So I asked myself, if this is going on with children other than my son, (and yes, it could just be our particular school, even though the school district is listed as one of the top 25 in the nation), what is going on in other schools? And how can teachers see their students as individuals? When I explained to a cousin that there were only 17 children in my son’s class, her response was, “Seventeen!!! When my daughter was in 2nd Grade (10 years ago), she had close to 30! How can children in a class of 17 NOT get more individualized attention?!” Good question!

So I investigated how teachers can see their students as individuals, and came up with this list:

The 9 Temperament Traits
Classic child development research conducted by Doctors Chess and Thomas has identified 9 temperamental traits:

Activity Level: This is the child's "idle speed” or how active the child is generally. Is the child always on the go? Or, does the child prefer sedentary quiet activities? Highly active children may channel such extra energy into success in sports; may perform well in high-energy careers and may be able to keep up with many different responsibilities.

Distractibility: The degree of concentration and paying attention displayed when a child is not particularly interested in an activity. This trait refers to the ease with which external stimuli interfere with ongoing behavior. Does the child become sidetracked easily when attempting to follow routine or working on some activity? High distractibility is seen as positive when it is easy to divert a child from an undesirable behavior but seen as negative when it prevents the child from finishing school work.

Intensity: The energy level of a response whether positive or negative. Does the child show pleasure or upset strongly and dramatically? Or does the child just get quiet when upset? Intense children are more likely to have their needs met and may have depth and delight of emotion rarely experienced by others. These children may be gifted in dramatic arts. Intense children tend to be exhausting to live with.

Regularity: The trait refers to the predictability of biological functions like appetite and sleep. Does the child get hungry or tired at predictable times? Or, is the child unpredictable in terms of hunger and tiredness? As grown-ups irregular individuals may do better than others with traveling as well as be likely to adapt to careers with unusual working hours.

Sensory Threshold: Related to how sensitive this child is to physical stimuli. It is the amount of stimulation (sounds, tastes, touch, temperature changes) needed to produce a response in the child. Does the child react positively or negatively to particular sounds? Does the child startle easily to sounds? Is the child a picky eater or will he eat almost anything? Does the child respond positively or negatively to the feel of clothing? Highly sensitive individuals are more likely to be artistic and creative.
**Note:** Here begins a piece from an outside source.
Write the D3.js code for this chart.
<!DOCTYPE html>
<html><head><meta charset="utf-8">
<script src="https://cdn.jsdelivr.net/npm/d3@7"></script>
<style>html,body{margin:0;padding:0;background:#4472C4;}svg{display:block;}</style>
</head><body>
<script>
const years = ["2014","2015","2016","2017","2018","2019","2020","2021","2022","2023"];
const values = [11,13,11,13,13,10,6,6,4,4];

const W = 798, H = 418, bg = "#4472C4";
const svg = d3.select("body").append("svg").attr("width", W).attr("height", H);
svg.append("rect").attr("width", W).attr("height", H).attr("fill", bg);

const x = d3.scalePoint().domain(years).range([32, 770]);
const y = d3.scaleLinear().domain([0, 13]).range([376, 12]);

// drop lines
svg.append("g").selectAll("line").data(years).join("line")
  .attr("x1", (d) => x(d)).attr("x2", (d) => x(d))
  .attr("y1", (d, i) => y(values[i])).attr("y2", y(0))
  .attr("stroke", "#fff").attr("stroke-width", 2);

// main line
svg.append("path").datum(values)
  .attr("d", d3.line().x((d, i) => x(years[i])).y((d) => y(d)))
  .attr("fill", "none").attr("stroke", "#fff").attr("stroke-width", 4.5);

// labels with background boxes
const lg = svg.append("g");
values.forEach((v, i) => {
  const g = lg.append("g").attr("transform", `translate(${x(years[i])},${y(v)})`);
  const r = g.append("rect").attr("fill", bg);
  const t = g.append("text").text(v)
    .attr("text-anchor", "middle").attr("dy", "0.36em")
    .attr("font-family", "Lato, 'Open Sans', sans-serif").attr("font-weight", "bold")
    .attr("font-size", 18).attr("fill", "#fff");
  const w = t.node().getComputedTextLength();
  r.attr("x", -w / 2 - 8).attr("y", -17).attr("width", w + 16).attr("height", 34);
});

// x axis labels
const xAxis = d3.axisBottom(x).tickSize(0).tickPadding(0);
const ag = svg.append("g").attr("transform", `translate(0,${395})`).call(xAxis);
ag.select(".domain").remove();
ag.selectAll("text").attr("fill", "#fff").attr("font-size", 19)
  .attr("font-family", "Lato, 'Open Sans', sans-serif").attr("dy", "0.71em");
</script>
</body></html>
Approach/Withdrawal: Refers to the child's characteristic response to a new situation or strangers. Does the child eagerly approach new situations or people? Or does the child seem hesitant and resistant when faced with new situations, people or things? Slow-to-warm up children tend to think before they act. They are less likely to act impulsively during adolescence.

Needless to say, my son falls high in every one of these categories. But does that make him a “bad” child? Not at all. In fact, if you channel these traits in positive directions, you can help a child reach even more than their potential. And these temperamental traits are not only helpful for teachers. Parents can use the same information to help see their children as the individuals their children are and channel their attributes appropriately.

I feel that both teachers and parents need to work together when a child has high needs in each of these temperamental traits. It CAN be done. But both sides must be willing to work together for the sake of the child! Ignoring or demeaning a child with high temperamental traits just leads to a combustible situation, as my Facebook friend relayed. Wouldn’t it be far easier and less stressful to use these traits and apply them to the children teachers are working with, so that a positive outcome or resolution of a problem can be quietly resolved?

Is this really too much to ask of a teacher?
Is this really too much to ask of us all?